This is an article from the July-August 2004 issue: Shackled

Stumbling Blocks in the System

Looking for Mentors to Lead the Way

Stumbling Blocks in the System

While we raise the profile of student debt in this issue of Mission Frontiers, we should also note a number of other issues that keep mission-minded young people from missionary service. And these issues are inter-related.

Actually, school debt itself isn’t a deterrent, or at least it doesn’t have to be. School debt becomes a problem because it: (1) gets people out to the field later, (2) gets them into normal patterns of life, which causes (3) mission commitment to wane in the face of additional commitments like marriage, children, a good job, a mortgage, etc.

But it doesn’t have to be that way. When I wrote about debt in this column a few years ago, I got an e-mail from a friend who was part of a mini-mission revival at a large Christian college years earlier. A year after graduation, he was almost debt-free, but then married a woman who was some $70,000 in debt from the same school (not an unusual level, unfortunately). After seeing my article, he wrote to tell me they had made it! (They were serving in Southeast Asia with a major mission agency.) How?  They worked really hard for 2-3 years to pay off all debt. They lived as cheaply as possible in as small a place as they could, and they ate beans and rice (that’s a quote!). That enabled them to apply all of her salary to debt reduction until the loans were re­paid, rather than waiting or paying off the debt slowly because the interest rates were so good.

Certainly that is one part of a solution for those going via routes of traditional education. But it brings up another key issue: marriage. What if my friend had married a woman who wasn’t committed to the same global purposes?

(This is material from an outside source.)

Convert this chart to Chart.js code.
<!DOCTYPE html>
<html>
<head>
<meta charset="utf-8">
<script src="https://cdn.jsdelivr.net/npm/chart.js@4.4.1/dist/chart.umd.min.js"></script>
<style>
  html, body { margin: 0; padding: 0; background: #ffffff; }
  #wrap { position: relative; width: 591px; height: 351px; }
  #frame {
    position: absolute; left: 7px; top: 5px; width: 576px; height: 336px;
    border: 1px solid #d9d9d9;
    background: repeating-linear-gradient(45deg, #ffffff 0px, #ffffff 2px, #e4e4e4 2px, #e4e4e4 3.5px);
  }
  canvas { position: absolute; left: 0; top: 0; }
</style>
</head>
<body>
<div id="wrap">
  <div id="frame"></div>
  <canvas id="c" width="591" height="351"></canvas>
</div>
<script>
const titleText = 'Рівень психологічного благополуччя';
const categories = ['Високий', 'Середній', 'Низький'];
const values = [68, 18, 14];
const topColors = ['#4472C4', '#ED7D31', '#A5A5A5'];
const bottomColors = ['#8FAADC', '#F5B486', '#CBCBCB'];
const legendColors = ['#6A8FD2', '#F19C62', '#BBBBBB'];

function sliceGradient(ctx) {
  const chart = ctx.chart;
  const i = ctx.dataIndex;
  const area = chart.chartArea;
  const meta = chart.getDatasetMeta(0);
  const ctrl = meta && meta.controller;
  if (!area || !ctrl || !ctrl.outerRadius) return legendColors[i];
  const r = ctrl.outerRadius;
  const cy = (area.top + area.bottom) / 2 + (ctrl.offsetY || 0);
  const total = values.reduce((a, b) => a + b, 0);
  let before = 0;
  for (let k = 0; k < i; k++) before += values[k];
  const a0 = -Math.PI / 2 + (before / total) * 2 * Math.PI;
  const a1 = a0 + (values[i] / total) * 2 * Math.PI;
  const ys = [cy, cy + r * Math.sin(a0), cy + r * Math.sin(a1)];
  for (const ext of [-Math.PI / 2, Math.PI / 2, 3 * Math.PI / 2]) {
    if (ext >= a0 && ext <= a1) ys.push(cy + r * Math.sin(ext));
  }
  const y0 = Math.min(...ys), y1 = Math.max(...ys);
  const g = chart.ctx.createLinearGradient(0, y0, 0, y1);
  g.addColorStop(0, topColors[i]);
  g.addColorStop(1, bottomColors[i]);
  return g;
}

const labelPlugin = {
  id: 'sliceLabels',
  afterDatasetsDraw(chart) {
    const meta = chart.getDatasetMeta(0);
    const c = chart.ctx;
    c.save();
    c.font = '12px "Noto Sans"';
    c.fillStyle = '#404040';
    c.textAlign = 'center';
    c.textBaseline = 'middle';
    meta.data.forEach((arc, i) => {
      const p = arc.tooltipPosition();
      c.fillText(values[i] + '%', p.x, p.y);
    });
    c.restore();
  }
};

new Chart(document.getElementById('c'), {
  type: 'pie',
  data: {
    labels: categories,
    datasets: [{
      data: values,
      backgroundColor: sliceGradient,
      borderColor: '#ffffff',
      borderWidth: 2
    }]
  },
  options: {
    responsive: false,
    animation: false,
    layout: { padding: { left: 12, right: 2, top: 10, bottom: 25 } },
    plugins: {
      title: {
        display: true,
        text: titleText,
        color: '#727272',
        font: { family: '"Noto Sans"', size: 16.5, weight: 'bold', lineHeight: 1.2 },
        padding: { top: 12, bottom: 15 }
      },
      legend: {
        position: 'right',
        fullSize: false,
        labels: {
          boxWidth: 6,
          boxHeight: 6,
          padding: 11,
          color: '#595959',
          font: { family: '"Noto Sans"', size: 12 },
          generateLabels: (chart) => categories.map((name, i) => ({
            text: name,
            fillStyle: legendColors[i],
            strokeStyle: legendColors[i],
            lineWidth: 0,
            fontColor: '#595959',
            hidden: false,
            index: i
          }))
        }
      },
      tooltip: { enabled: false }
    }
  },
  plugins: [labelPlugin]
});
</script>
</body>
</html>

A few years ago I counseled a young woman who had just gotten married. She was struggling with the fact that her husband – who had demonstrated an interest in missions when they started dating – was no longer interested after they were married. She felt tricked, crushed and trapped. Did she marry the “wrong” person? Or, more importantly, could some­one close to them have seen it coming?

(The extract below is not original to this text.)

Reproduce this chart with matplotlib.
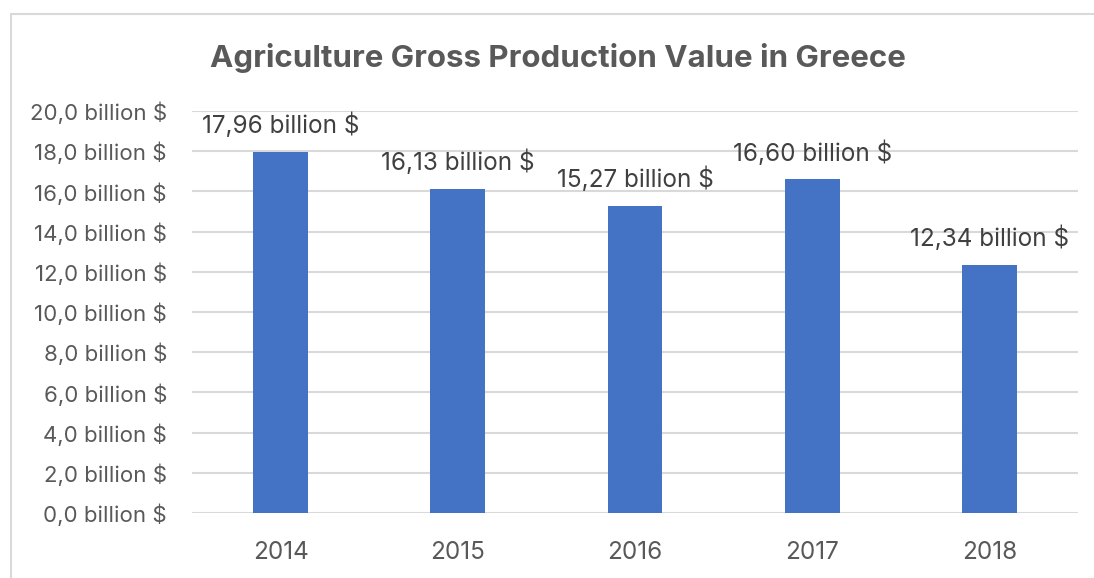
import matplotlib.pyplot as plt
from matplotlib.patches import Rectangle

years = ['2014', '2015', '2016', '2017', '2018']
values = [17.96, 16.13, 15.27, 16.60, 12.34]
yticks = [0, 2, 4, 6, 8, 10, 12, 14, 16, 18, 20]

plt.rcParams['font.family'] = ['Inter', 'DejaVu Sans']
grey = '#595959'

fig = plt.figure(figsize=(10.94, 5.78), dpi=100)
ax = fig.add_axes([192 / 1094, 1 - 513 / 578, 886 / 1094, 402 / 578])

# outer chart frame
fig.patches.append(Rectangle((11 / 1094, -0.05), 1.2, 1 - 14 / 578 + 0.05,
                             transform=fig.transFigure, fill=False,
                             edgecolor='#d9d9d9', linewidth=1.5))

x = range(len(years))
bars = ax.bar(x, values, width=0.31, color='#4472c4', zorder=3)
for i, v in enumerate(values):
    ax.annotate(f'{v:.2f}'.replace('.', ',') + ' billion $', (i, v),
                xytext=(0, 19), textcoords='offset points',
                ha='center', va='center', fontsize=17.5, color='#404040')

ax.set_xlim(-0.5, len(years) - 0.5)
ax.set_ylim(0, 20)
ax.set_xticks(list(x))
ax.set_xticklabels(years, fontsize=17.5, color=grey)
ax.set_yticks(yticks)
ax.set_yticklabels([f'{t:.1f}'.replace('.', ',') + ' billion $' for t in yticks],
                   fontsize=16, color=grey)
ax.tick_params(length=0)
ax.tick_params(axis='x', pad=20)
ax.tick_params(axis='y', pad=18)
ax.yaxis.grid(True, color='#d9d9d9', linewidth=1.5, zorder=0)
for s in ax.spines.values():
    s.set_visible(False)

fig.text(558 / 1094, 1 - 58 / 578, 'Agriculture Gross Production Value in Greece',
         ha='center', va='center', fontsize=22.5, fontweight='bold', color=grey)

fig.savefig('out.png', dpi=100)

How is it that our children go off to college, choose their life focus, find a mate, and decide where to live and serve? Why do so many of these crucial life choices happen away from home and church, and usually without mature, globally-aware counsel? All too often, these key life choices are made in a vacuum.

Perhaps we view young people as “waiting” to grow up, and thus feel our counsel is unneeded, unhelpful or unwanted? What would happen if we nurtured an interlocking connectedness between our churches, local businesses, schools, and mission agencies to do training in the context of ministry, real work, and field settings? College can be done in this way! And it would provide for real learning, in real-life settings – often with no debt at all.

Existing tools like distance learning, the Inter­net, field experience, and programs like INSIGHT (see pages 17-18) make it much easier for a church or school to run folks through integrated studies.  Beyond that, suppose the local churches also invest financial support in the young leaders they are nurtur­ing. These leaders would receive ongoing mentoring, prayer and real-life ministry experiences, and would be long-term interns on their way to mission service.

We are looking for organizations, ministries and individuals who want to locate on our campus (as well as other sites) and who can help us prepare some of the next generation of young men and women for strategic deployment on the frontiers of God’s kingdom.  This will involve training at all levels (head, heart and hands) and practical guidance in how to re­main intact through the minefield of higher education and mission service.
Let’s not allow more potential global servants to fade into the background because the existing system is broken.